5. Using Innovative Approaches to Address Future Surface Warfare Challenges.

Our warfighting capability and capacity is influenced by technological innovations, national priorities, and an evolving threat. The agile use of innovation will ensure we maintain our edge despite these changes. Some of this innovation comes in the form of expanding the mission capabilities of existing technology through hardware and software upgrades as well as new tactics development. N96 is also investing in new technology, including unmanned systems, enhanced integrated fire control systems, directed energy weapons and live virtual training technology.

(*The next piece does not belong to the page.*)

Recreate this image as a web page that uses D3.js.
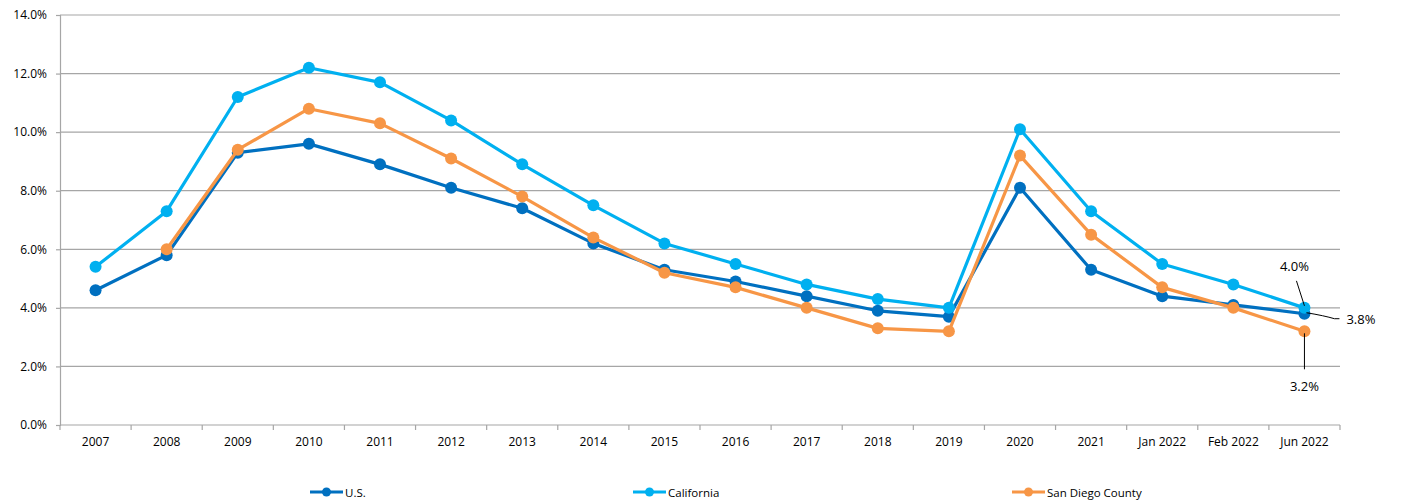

So there you have it – my top five investment priorities as director, Surface Warfare. I am truly excited for the opportunity to build and shape the Navy’s surface combatant forces. I am committed to those who serve our fine Navy and will work closely with other organizations that share this responsibility with me. As I continue to learn and grow in my new role, I encourage my shipmates and friends of surface warfare to help me and my staff refine these priorities over time. That will require healthy dialogue, honest feedback and frequent engagement.

Again, I look forward to the future of surface warfare and to serving the warfighters who are making great things happen every day throughout the fleet! If you are in the Pentagon, I welcome you to swing by and see the N96 team. I am proud to lead this team of professionals here at the Pentagon as we support those in the fleet!